La Harris, invece, seguirebbe la linea Biden, anzi essendo ancora meno forte del senescente presidente, sarebbe ancora più succube dell’establishment della Sicurezza che ha gestito gli aiuti a Gaza, che il  New York Times enumera così: dal 7 ottobre Israele ha ricevuto “più di 20.000 bombe non guidate, circa 2.600 bombe guidate e 3.000 missili di precisione, oltre ad aerei, munizioni e difese aeree”. Peraltro, si tratta di numeri indicativi, perché come annota il media, molte di queste donazioni “sono classificate  o sono state tenute segrete in altro modo”. Peraltro, il suo legame con i Clinton non promette nulla di buono…

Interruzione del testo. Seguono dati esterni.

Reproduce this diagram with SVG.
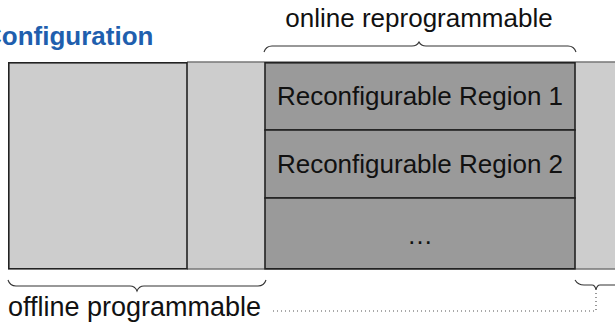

Serve una Yalta mediorientale

Ma un’eventuale presidenza Trump potrebbe favorire la stabilizzazione, sempre relativa, del Medio oriente grazie a un fattore altro e più alto. Se davvero, come vorrebbe, riuscisse a ridurre la conflittualità con la Russia, anzitutto chiudendo la guerra ucraina, potrebbe ripresentarsi per il Medio oriente una situazione analoga a quella dell’era della Guerra Fredda.

Allora, le due potenze globali riuscivano a contenere le spinte destabilizzanti proprie della regione, riuscendo in qualche modo a risolvere le crisi che via via si presentavano in un accordo tra di esse, accordo poi imposto ai vari attori regionali.

Il Medio oriente, infatti, è letteralmente esploso dopo la caduta del Muro di Berlino, a causa della sfrenata aggressività americana e israeliana e delle reazioni conseguenti. Tale la follia che ha nell’attuale guerra di Gaza il suo esito ultimo (almeno ad oggi).

Un conflitto finora irrefrenabile anche perché si sta consumando nel momento in cui più grande è la distanza tra Stati Uniti e Russia e rinnovata la spinta americana di usare di tale crisi per ridisegnare il Medio oriente in base ai propri interessi, riportando i Paesi arabi sunniti sotto il proprio ombrello protettivo tramite gli Accordi di Abraham, strappandoli così alla presa dei Brics.

Una spinta che riecheggia e rinnova, sotto altra forma, il caos creativo evocato da Condoleezza Rice e messo in pratica da George W. Bush, il presidente inadeguato – come inadeguata sarebbe la Harris – che per questo venne gestito con facilità dai neocon.

Nell’analisi abbiamo tenuto fuori la Cina, che pure si è dimostrata attore stabilizzante rispetto al Medio oriente, avendo favorito l’accordo tra Iran e Arabia Saudita – che l’amministrazione Biden vuole incenerire a favore degli Accordi di Abraham, creati dai neocon in chiavi anti-iraniana – e quello più recente tra le varie fazioni palestinesi.

Non un’omissione la nostra, semplice semplificazione: è ovvio che un’eventuale dialogo, aperto o sottotraccia che sia, tra Russia e Usa sulle criticità mediorientali vedrebbe coinvolta, in un modo o nell’altro, anche la Cina, che potrebbe dare un apporto più che significativo.

Non siamo irenici, così da immaginare un futuro roseo e senza cadute o tragici imprevisti. Abbiamo solo accennato a prospettive, peraltro in maniera estremamente sintetica per non annoiare, per far intravedere la relatività di certi schematismi, o più sinceri timori, secondo i quali il mondo crollerebbe con Trump alla Casa Bianca anche a causa di un asserito rapporto quasi di bromance con Netanyahu.

Di ieri, peraltro, l’articolo del Washington Post, pur non condivisibile in tanti passaggi, dal titolo: “Trump e Netanyahu si incontrano tra tensioni politiche e personali”, che nel sottotitolo riporta come l’ex presidente abbia “apertamente criticato la gestione della guerra a Gaza da parte di Netanyahu”.